Thursday, December 07, 2006

The Second "Thumpin'" - Comments on ISG Report

Presidential Historian, Michael Beschloss, in Newsweek:

History suggests that Baker-Hamilton’s ultimate contribution may be whatever outside pressure it generates on President Bush and Congress to achieve a bipartisan solution in Iraq.

The times in history when such panels have had the greatest impact have been when they provided a president with the mechanics and bipartisan blessing to do what he probably wanted to do anyway. The best two examples are both from the Reagan years. In 1981, President Reagan appointed an expert commission led by Alan Greenspan (not yet Fed chairman) to suggest how to fix that generation’s Social Security problems.

Six years later, besieged by the Iran-contra scandal, Reagan appointed a bipartisan group headed by Texas Republican Sen. John Tower to suggest how to revise White House management to exclude the future possibility of unauthorized covert operations. By promptly accepting the Tower Commission’s wise recommendations and admitting his mistakes, Reagan helped to save his presidency.
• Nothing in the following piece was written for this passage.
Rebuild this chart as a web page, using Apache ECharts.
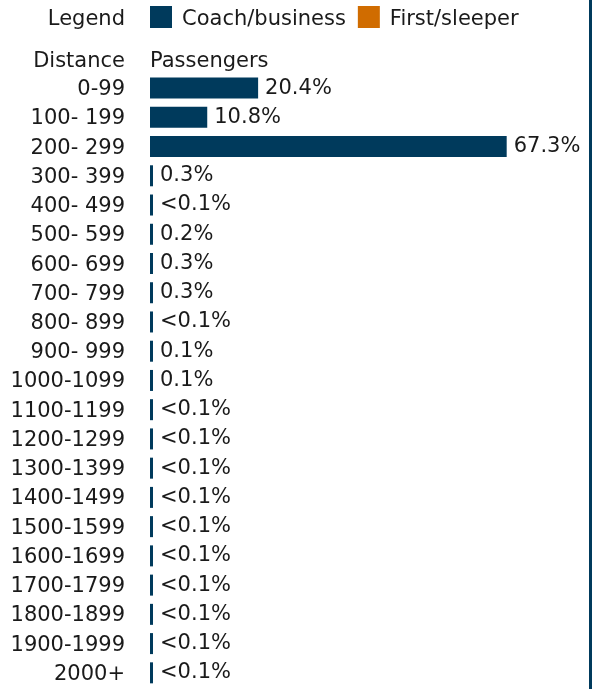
<!DOCTYPE html>
<html style="height: 100%;">
<head>
<meta charset="utf-8">
<title>Passengers by distance</title>
<script src="https://cdn.jsdelivr.net/npm/echarts@6/dist/echarts.min.js"></script>
<style>
    html, body { margin: 0; height: 100%; background: #fff; }
</style>
</head>
<body>
<div id="container" style="width: 601px; height: 689px;"></div>
<script>
// distance bands (miles)
var distances = ['0-99', '100- 199', '200- 299', '300- 399', '400- 499', '500- 599', '600- 699',
    '700- 799', '800- 899', '900- 999', '1000-1099', '1100-1199', '1200-1299', '1300-1399',
    '1400-1499', '1500-1599', '1600-1699', '1700-1799', '1800-1899', '1900-1999', '2000+'];
// share of passengers, %  (<0.1% drawn as 0.05)
var coachValues = [20.4, 10.8, 67.3, 0.3, 0.05, 0.2, 0.3, 0.3, 0.05, 0.1, 0.1, 0.05, 0.05, 0.05,
    0.05, 0.05, 0.05, 0.05, 0.05, 0.05, 0.05];
var coachLabels = ['20.4%', '10.8%', '67.3%', '0.3%', '<0.1%', '0.2%', '0.3%', '0.3%', '<0.1%', '0.1%',
    '0.1%', '<0.1%', '<0.1%', '<0.1%', '<0.1%', '<0.1%', '<0.1%', '<0.1%', '<0.1%', '<0.1%', '<0.1%'];
var seriesNames = ['Coach/business', 'First/sleeper'];

var FONT = 'DejaVu Sans';
var FS = 21;
var myChart = echarts.init(document.getElementById('container'));

var option = {
    animation: false,
    textStyle: { fontFamily: FONT },
    legend: {
        data: seriesNames,
        left: 150,
        top: 6,
        padding: 0,
        icon: 'rect',
        itemWidth: 22,
        itemHeight: 22,
        itemGap: 12,
        selectedMode: false,
        formatter: '{t|{name}}',
        textStyle: {
            fontFamily: FONT, fontSize: FS, color: '#1a1a1a',
            rich: { t: { fontFamily: FONT, fontSize: FS, color: '#1a1a1a', padding: [5, 0, 0, 5] } }
        }
    },
    graphic: [
        { type: 'text', right: 476, top: 9, style: { text: 'Legend', font: FS + 'px ' + FONT, fill: '#1a1a1a' } },
        { type: 'text', right: 476, top: 51, style: { text: 'Distance', font: FS + 'px ' + FONT, fill: '#1a1a1a' } },
        { type: 'text', left: 150, top: 51, style: { text: 'Passengers', font: FS + 'px ' + FONT, fill: '#1a1a1a' } },
        { type: 'rect', shape: { x: 589, y: 0, width: 3, height: 689 }, style: { fill: '#003a5c' } }
    ],
    grid: { left: 150, top: 75, width: 371, height: 617 },
    xAxis: {
        type: 'value', min: 0, max: 70, show: false
    },
    yAxis: {
        type: 'category',
        inverse: true,
        data: distances,
        axisLine: { show: false },
        axisTick: { show: false },
        axisLabel: { margin: 25, fontSize: FS, fontFamily: FONT, color: '#1a1a1a' }
    },
    series: [
        {
            name: seriesNames[0],
            type: 'bar',
            data: coachValues,
            barWidth: 21,
            barMinHeight: 3,
            itemStyle: { color: '#003a5c' },
            label: {
                show: true,
                position: 'right',
                distance: 7,
                fontSize: FS,
                fontFamily: FONT,
                color: '#1a1a1a',
                formatter: function (p) { return coachLabels[p.dataIndex]; }
            }
        },
        {
            name: seriesNames[1],
            type: 'bar',
            data: [],
            itemStyle: { color: '#d06c00' }
        }
    ]
};
myChart.setOption(option);
</script>
</body>
</html>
One reason the Tower findings were so briskly accepted was the expertise of the commission’s staff director, who knew how important it was for the president to take its report seriously. This was a young lawyer named Stephen Hadley, who has gone on to become President Bush’s national-security adviser.

George F. Will, in WaPo:
The Iraq Study Group, like the policy it was created to critique, was overtaken by the unexpectedly rapid crumbling of the U.S. position in Iraq since the ISG was formed in March.
...
Also in the week before the ISG's report, the leaked Donald Rumsfeld memo urged policy to "go minimalist." That is generally good advice to government, but much of the rest of the memo, with its 21 "illustrative new courses of action" -- a large number, and evidence that none is especially promising -- echoed the 1960s Great Society confidence in government-engineered behavior modification...

The ISG's central conclusion, important to say with the group's imprimatur even though the conclusion is obvious, is that the problem with Iraq is the Iraqis, a semi-nation of peoples who are very difficult to help.